A: I did some research and as it turns out there is no faster way than trying all possible combinations. The problem is an NP-hard problem. Here is an Wikipedia article basicly describing the same problem (and possible solutions): https://en.wikipedia.org/wiki/Subset_sum_problem
A: Viewing your $n$-bit numbers as bit vectors, they form a vector space over $\mathbb F_2$ (the field with two elements) -- addition is binary XOR, and multiplication is binary AND.
Viewed, this way, you have a number of vectors and want to express a given vector as a linear combination of the given ones. Your specification is an XOR of some of the given vectors, but XOR is just a sum in this vector space, and since the only possible nonzero coefficient in $\mathbb F_2$ is $1$, a sum is the same as a linear combination.
This means that what you have is just a standard linear vector/matrix equation over $\mathbb F_2$, and standard techniques from linear algebra, such as Gaussian elimination, will work.
If you have $10$ original vectors, since that is more than $8$, ordinary linear algebra tells us that there will always be either no solutions, or more than one possible solution.
A: Although I don't know any terms for this class of problem.

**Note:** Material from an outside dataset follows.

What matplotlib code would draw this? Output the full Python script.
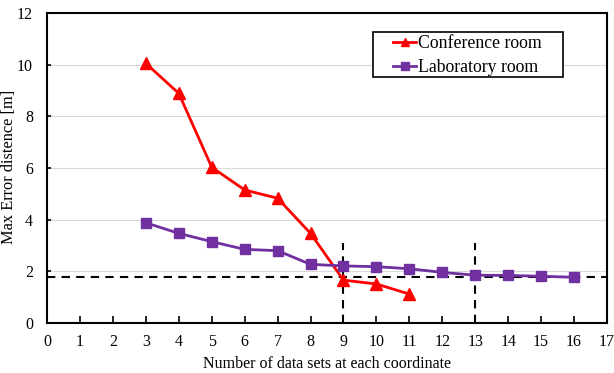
import matplotlib
matplotlib.use("Agg")
import matplotlib.pyplot as plt
from matplotlib.patches import Rectangle

conf_x = [3, 4, 5, 6, 7, 8, 9, 10, 11]
conf_y = [10.05, 8.89, 6.03, 5.15, 4.83, 3.47, 1.66, 1.51, 1.12]
lab_x = [3, 4, 5, 6, 7, 8, 9, 10, 11, 12, 13, 14, 15, 16]
lab_y = [3.88, 3.47, 3.15, 2.85, 2.80, 2.27, 2.21, 2.18, 2.10, 1.96, 1.85, 1.84, 1.81, 1.77]
ref_level = 1.79
vlines_x = [9, 13]
vline_top = 3.1

plt.rcParams['font.family'] = ['Liberation Serif', 'DejaVu Serif']

W, H = 614, 373
fig = plt.figure(figsize=(6.14, 3.73), dpi=100)
ax = fig.add_axes([47/W, 50/H, 560/W, 310/H])

ax.set_xlim(0, 17)
ax.set_ylim(0, 12)
ax.set_xticks(range(0, 18))
ax.set_yticks(range(0, 13, 2))
ax.yaxis.grid(True, color='#d9d9d9', linewidth=0.8)
ax.set_axisbelow(True)

ax.axhline(ref_level, color='black', linestyle=(0, (4, 3)), linewidth=1.5, zorder=2)
for vx in vlines_x:
    ax.plot([vx, vx], [0, vline_top], color='black', linestyle=(0, (4, 3)), linewidth=1.5, zorder=2)

ax.plot(conf_x, conf_y, color='#ff0000', marker='^', markersize=8, linewidth=2, label='Conference room', zorder=3)
ax.plot(lab_x, lab_y, color='#7030a0', marker='s', markersize=7.5, linewidth=2, label='Laboratory room', zorder=3)

for s in ax.spines.values():
    s.set_linewidth(1.5)
    s.set_color('black')
ax.tick_params(axis='x', direction='in', length=5, width=1.2, labelsize=11.5, pad=8)
ax.tick_params(axis='y', direction='in', length=3, width=1.2, labelsize=11.5, pad=10)

ax.set_xlabel('Number of data sets at each coordinate', fontsize=11.5, labelpad=4)
ax.set_ylabel('Max Error distence [m]', fontsize=11.8)
ax.yaxis.set_label_coords((17 - 47) / 560, 0.505)

# legend box frame (figure pixel coordinates)
ax.add_patch(Rectangle((373/W, 1 - 77/H), (563-373)/W, (77-32)/H, transform=fig.transFigure,
                       facecolor='white', edgecolor='black', linewidth=1.2, zorder=5, clip_on=False))
leg = ax.legend(loc='upper left', bbox_to_anchor=(393/W, 1 - 35/H), bbox_transform=fig.transFigure,
                fontsize=12.8, frameon=False, handlelength=1.3, handletextpad=0.1,
                borderpad=0, labelspacing=0.42, borderaxespad=0, markerscale=0.7)
leg.set_zorder(6)

fig.savefig('out.png', dpi=100)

Since XOR behaves slightly differently than addition, it is possible to break up the problem and make it solvable more easily than brute-force by focusing on one bit at a time.
Create a storage array at least the size of your bit-width; values will be stored in the array such that the n-th element (in a 1-indexed array) has the n-th bit as its most-significant bit (MSB). For each of the inputs (I'll refer to them ask masks), see if a value is stored with the same MSB set, and if so, XOR the values; this will clear out the MSB and result in a smaller number. Continue until no numbers stored have the same MSB set, then store the number. Numbers that result in a zero from this operation are redundant (eg with 13 and 5 stored, 8 is redundant since 8 = 13 xor 5).
Below is an implementation in Python 3 to see if it is possible to obtain a target given a number of masks. It does not currently report which of the input masks were used as the current version doesn't retain them. Try it on repl.it
def xor_combo(target, mask_list):
    masks_by_bit = [0] * 8 # number of bits
    # use defaultdict(int) for arbitrary size

    for mask in mask_list:
        # https://docs.python.org/3/library/stdtypes.html#int.bit_length
        while masks_by_bit[mask.bit_length() - 1] != 0:
            mask ^= masks_by_bit[mask.bit_length() - 1]
        if mask != 0:
            masks_by_bit[mask.bit_length() - 1] = mask
        # else: redundant mask

    while masks_by_bit[target.bit_length() - 1] != 0:
        target ^= masks_by_bit[target.bit_length() - 1]
    return (target == 0)

Example output:
xor_combo(5, [7, 2])

True : since 5 = 7 xor 2
xor_combo(5, [7, 3, 4])

False : since no combination 7, 3, and 4 can be combined via xor to give 5
xor_combo(5, [7, 3, 1])

True : since 5 = 7 xor 3 xor 1